Integrating Ubuntu with a Windows-based network is harder than it should be
Posted by: Anonymous
on December 13, 2007 09:42 PM
Link to your website is unfortunately not very useful, except that the whole world now knows that your apache server works. An email address for contact might have been more efficient :-) Anyway. I have done a whole office migration, but obviously we were not using the same tools. I don't really have space here to tell the whole story, but in a nutshell:
1) Are you sure Unbuntu is the best solution ? I am not a distro zealot, and I understand it is very popular, but I also know that different distribution have different publics, and different "best use". While Unbuntu is certainly perfect for home use, you might find RedHat or SuSE better suited to office use.

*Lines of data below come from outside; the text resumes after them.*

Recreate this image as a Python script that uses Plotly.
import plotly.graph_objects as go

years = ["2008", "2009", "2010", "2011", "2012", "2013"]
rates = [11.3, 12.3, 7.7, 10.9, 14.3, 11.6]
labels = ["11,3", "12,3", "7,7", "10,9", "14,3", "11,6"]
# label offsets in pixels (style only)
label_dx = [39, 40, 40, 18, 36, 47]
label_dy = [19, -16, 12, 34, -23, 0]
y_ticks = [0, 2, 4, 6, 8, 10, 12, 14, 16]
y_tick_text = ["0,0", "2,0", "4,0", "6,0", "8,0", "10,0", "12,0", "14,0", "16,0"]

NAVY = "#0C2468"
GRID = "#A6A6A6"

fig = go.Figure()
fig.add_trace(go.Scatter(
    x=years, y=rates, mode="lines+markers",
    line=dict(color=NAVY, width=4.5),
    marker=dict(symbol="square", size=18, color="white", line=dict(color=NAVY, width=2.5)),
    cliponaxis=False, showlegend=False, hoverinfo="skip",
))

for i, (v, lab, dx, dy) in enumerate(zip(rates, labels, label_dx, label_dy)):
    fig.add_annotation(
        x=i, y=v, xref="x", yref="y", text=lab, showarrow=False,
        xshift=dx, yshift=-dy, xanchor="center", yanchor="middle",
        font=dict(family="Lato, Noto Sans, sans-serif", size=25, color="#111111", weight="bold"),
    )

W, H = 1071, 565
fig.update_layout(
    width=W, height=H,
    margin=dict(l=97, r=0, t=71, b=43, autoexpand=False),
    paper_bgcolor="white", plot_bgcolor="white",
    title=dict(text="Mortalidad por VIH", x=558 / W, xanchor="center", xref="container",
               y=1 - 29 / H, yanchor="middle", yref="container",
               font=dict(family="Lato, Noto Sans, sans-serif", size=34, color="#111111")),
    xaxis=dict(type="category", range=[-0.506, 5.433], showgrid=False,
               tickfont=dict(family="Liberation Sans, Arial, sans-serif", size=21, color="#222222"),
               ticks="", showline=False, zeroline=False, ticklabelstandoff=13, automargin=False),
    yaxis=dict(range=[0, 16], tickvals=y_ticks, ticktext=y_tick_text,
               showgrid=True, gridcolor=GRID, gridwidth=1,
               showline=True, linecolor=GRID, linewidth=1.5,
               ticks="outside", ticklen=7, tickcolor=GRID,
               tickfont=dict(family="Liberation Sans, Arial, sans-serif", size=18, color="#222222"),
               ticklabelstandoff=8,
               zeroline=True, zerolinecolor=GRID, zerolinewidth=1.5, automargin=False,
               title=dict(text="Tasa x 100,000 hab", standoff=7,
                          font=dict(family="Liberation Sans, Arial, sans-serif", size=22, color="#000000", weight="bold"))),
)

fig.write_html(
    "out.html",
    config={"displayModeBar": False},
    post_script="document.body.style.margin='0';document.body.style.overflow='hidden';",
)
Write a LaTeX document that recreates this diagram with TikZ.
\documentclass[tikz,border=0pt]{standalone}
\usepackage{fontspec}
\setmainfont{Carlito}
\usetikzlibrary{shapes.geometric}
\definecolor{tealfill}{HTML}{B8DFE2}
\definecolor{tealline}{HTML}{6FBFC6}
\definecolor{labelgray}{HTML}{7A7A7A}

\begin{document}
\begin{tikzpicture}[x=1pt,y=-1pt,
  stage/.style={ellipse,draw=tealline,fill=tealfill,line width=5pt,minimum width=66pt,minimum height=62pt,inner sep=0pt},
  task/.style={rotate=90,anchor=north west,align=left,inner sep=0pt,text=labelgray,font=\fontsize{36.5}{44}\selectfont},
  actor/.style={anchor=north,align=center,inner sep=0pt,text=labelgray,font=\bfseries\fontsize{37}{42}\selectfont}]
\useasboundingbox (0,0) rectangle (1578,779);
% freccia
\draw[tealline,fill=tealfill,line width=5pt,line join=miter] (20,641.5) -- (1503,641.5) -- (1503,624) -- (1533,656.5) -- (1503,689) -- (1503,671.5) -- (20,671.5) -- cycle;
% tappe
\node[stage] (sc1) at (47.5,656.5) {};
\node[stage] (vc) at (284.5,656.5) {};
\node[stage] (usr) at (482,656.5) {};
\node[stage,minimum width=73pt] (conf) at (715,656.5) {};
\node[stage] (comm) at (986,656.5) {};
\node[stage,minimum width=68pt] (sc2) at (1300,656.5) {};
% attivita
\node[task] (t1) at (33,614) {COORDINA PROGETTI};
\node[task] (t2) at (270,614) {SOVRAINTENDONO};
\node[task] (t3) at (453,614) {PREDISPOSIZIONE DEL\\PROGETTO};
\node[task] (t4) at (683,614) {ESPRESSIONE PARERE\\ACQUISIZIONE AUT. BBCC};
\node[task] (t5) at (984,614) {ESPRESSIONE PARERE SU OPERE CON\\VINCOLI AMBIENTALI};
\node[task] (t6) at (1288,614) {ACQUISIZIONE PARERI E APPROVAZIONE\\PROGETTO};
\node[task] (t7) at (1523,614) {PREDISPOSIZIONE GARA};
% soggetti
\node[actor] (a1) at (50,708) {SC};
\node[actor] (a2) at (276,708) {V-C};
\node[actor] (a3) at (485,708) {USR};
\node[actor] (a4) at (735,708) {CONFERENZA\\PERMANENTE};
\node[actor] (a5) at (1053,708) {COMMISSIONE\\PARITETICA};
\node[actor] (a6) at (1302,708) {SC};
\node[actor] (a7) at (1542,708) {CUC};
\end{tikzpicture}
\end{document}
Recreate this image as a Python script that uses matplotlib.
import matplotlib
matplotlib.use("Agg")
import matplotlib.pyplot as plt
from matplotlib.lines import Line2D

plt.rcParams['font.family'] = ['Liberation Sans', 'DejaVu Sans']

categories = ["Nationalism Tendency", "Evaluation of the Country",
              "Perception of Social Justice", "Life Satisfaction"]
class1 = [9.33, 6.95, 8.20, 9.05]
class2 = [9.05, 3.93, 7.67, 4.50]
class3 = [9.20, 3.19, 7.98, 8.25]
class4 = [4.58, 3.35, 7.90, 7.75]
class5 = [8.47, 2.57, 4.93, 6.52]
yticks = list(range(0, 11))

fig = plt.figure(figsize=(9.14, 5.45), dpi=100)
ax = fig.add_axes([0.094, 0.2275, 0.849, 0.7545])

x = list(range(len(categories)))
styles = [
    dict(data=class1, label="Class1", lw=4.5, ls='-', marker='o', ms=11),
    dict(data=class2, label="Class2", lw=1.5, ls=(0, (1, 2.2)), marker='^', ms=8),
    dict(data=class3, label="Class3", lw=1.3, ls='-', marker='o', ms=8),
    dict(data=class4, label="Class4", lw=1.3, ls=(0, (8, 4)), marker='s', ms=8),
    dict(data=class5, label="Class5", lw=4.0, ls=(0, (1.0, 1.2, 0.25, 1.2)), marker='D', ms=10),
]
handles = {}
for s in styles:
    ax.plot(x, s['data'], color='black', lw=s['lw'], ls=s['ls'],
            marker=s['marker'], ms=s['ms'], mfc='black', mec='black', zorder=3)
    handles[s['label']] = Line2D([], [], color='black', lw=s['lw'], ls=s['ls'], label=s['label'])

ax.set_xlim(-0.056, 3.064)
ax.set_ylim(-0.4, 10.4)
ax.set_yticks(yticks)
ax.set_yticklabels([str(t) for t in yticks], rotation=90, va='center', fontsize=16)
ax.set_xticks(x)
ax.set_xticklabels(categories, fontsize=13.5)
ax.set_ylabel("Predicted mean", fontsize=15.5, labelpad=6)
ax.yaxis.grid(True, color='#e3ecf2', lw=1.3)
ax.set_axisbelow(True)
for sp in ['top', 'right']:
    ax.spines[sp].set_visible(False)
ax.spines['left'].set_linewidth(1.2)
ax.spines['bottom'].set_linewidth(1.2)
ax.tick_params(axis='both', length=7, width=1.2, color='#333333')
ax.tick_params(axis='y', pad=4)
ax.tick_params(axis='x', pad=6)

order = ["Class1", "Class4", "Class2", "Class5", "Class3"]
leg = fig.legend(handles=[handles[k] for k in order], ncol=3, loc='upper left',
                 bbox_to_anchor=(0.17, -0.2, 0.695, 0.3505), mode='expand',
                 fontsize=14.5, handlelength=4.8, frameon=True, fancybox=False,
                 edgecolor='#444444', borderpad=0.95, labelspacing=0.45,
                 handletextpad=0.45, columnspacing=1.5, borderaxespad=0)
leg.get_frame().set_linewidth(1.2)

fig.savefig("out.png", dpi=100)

2) You won't need that long once your basic config is done. Just make sure you note every step you take, also to be able to backtrack, and then make a script. I did the migration in 3 phase:
a) one pilot station, config each app at the time. Took about a week of daily checks to fine tune the config.
a2: create a script that will replicate the changes to the initial config on any machine. Alternately, some distro let you make a "pre-seed" install config file but I was familiar with scripting and did not think it was worth learning.
b) test the config on a larger group, modify script as needed. My own script started from basic install and added everything that was needed, removing what was useless. This phase is usually way faster since it is only a matter of polishing. But it is worth waiting a week or two to see if anything pops up.
c) migrate everybody. In my case, I left some with a dual boot for a transitionnal period when it was justified.
All in all, it took a couple of months to get everybody migrated, ie to the same level of service than with NT (back then).
One additionnal hint: don't think wine. Unless you have something really very specific, chances are that whatever you are using has a decent linux equivalent. In my (admittedly very limited) experience (*), and without bashing the wine developpers who do a fantastic job, wine is just a crutch. the sooner you get rid of it, the better.
(*: I've never used windows for anything serious. I've been working on mainframes, unix stations, and OS/2; so I never developped a need or addiction for any specific windows program)
Good luck and keep on trying, you'll see it is worth it. I don't think the cost of adjusting/training is really justified. Basically, a word processor is a word processor and a spreadsheet a spreadsheet, unless you are a real power user :-)
And that cost will more than certainly be offset by the decrease in hardware costs (not to mention licences).